For a producer why is it important to reflect on what has been made? For one’s own sake, as consolidation of things learned; as a way of assessing the influence of the zeitgeist on production choices and, most importantly, as a way of understanding what I’ll call the cultural politics of television – the intersection of one’s own work with the audience and with the audience’s context, that is, the country, the world, to which one broadcasts – and the ‘policy’ politics, that is the legislative and regulatory frameworks within which broadcasting and communication exist and flourish, or not.
If our work as TV professionals is worth doing at all then that’s because we believe it affects the audience. If it doesn’t, then we are wasting our time and theirs. If we are potentially affecting large numbers of people then we ought to care about what those effects are.

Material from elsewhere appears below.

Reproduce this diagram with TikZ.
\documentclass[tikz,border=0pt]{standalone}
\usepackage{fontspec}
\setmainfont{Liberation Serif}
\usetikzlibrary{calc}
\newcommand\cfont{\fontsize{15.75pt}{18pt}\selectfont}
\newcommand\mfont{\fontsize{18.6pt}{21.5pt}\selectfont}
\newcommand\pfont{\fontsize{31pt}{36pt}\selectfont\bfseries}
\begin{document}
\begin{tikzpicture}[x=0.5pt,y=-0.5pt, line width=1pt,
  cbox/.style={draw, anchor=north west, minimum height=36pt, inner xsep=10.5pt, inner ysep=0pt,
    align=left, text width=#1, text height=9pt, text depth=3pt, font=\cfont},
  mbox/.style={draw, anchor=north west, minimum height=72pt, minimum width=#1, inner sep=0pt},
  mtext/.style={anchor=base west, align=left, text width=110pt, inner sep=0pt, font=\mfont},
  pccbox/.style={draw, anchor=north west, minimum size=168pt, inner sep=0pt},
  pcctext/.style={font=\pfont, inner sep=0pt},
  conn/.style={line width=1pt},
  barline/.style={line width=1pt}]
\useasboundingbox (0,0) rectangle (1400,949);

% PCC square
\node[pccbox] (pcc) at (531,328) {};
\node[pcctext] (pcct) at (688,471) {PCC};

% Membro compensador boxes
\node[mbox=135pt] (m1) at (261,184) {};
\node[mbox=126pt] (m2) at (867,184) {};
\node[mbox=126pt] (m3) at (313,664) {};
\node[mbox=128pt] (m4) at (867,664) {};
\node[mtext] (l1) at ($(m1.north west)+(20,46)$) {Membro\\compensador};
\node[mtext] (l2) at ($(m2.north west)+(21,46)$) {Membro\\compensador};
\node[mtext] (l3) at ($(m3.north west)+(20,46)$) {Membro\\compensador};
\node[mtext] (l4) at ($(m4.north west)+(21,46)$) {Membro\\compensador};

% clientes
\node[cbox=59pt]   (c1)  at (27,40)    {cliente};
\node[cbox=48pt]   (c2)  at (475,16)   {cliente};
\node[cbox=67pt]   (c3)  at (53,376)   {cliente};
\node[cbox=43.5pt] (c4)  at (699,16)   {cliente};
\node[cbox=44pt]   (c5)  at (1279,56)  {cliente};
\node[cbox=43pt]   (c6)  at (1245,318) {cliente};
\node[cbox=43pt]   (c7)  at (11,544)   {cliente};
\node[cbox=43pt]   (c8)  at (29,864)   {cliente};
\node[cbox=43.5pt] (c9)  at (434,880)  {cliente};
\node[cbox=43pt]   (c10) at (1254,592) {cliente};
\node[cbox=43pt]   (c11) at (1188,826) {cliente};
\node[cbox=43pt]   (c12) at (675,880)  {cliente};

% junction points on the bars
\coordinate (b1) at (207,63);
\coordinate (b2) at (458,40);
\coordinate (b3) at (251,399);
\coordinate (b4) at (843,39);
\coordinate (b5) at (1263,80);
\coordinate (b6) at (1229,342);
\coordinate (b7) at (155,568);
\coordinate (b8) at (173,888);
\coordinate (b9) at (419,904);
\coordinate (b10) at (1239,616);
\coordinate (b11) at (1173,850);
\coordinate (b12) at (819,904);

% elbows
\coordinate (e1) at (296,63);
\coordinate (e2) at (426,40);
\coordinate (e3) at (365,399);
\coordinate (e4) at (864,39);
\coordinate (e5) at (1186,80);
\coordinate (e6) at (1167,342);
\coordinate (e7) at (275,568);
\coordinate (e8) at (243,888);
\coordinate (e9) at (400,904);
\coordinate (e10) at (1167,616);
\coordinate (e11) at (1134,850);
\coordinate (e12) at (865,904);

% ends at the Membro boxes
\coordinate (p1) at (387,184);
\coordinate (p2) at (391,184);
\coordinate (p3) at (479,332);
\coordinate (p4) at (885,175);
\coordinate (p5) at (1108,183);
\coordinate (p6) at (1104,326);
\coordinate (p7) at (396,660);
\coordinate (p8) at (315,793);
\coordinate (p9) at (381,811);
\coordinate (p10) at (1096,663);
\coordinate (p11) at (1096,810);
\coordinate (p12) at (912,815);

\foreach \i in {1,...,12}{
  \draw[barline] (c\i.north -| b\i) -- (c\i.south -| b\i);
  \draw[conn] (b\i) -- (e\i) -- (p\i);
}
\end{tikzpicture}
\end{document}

Furthermore those who are properly serious about their work care about what it might have to offer to younger generations of professionals, about what can be distilled from experiences in order to contribute to the development of the industry. As time has gone by in my career I’ve realised how important it is to make a considered record of what is produced.

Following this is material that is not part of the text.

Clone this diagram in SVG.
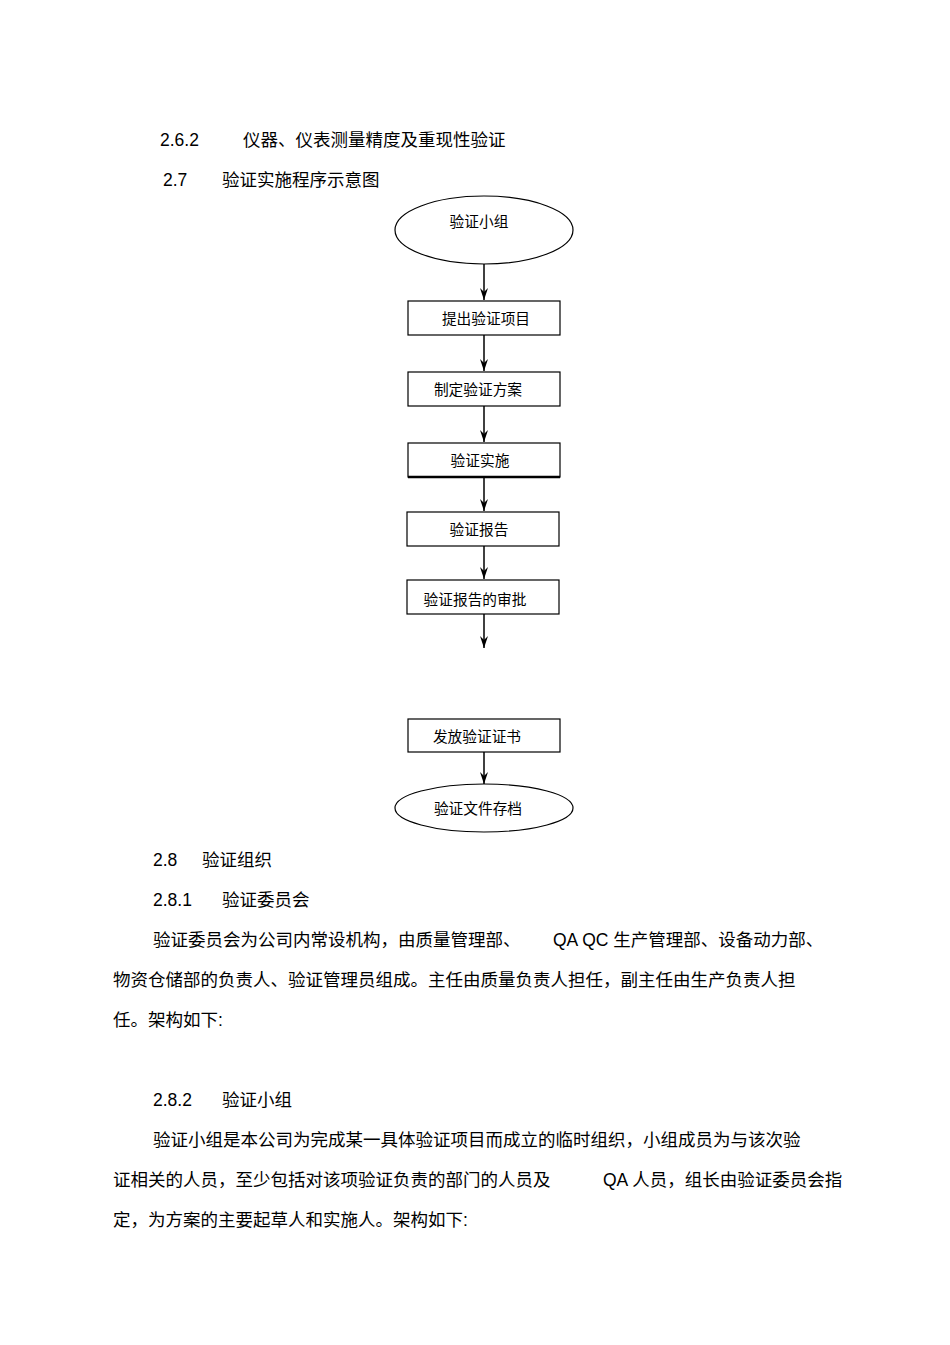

But TV professionals are extremely busy people. One project is not ended before the next is underway. Attending conferences eats up time and money. It’s not easy to justify time spent on reflection and we no longer work exclusively in large corporations but in small units where it’s hard to find a critical mass to assess where we’re going as an industry.
We need academics to help us in this. They have the opportunity to consider topics in depth, to note what we professionals are doing, to hold us to account about claims made and content delivered, to scrutinise what the television industry is doing to the country it serves and/or makes money from.
In turn, academic study of television should connect thoroughly with those who work in television. Otherwise it fails to fulfil itself to the extent that it remains sufficient unto itself.
Pleasingly, Expertise Exchange produced three ongoing projects: Prof Jenny Kitzinger and Erika Hossington on a potential storyline for ‘Casualty’ about people in vegetative states; Dr Ross Garner and Mike Talbot on producing TV for the ‘mainstream’ in Wales and Dr Cindy Carter and BBC Broadcast journalist, Huw Foulkes on news production for young teenagers.
In a spirit of mutual respect and, I stress, not in a spirit of opposing forces clashing, professionals and academics can significantly and critically enhance each others’ work for the mutual benefit of all.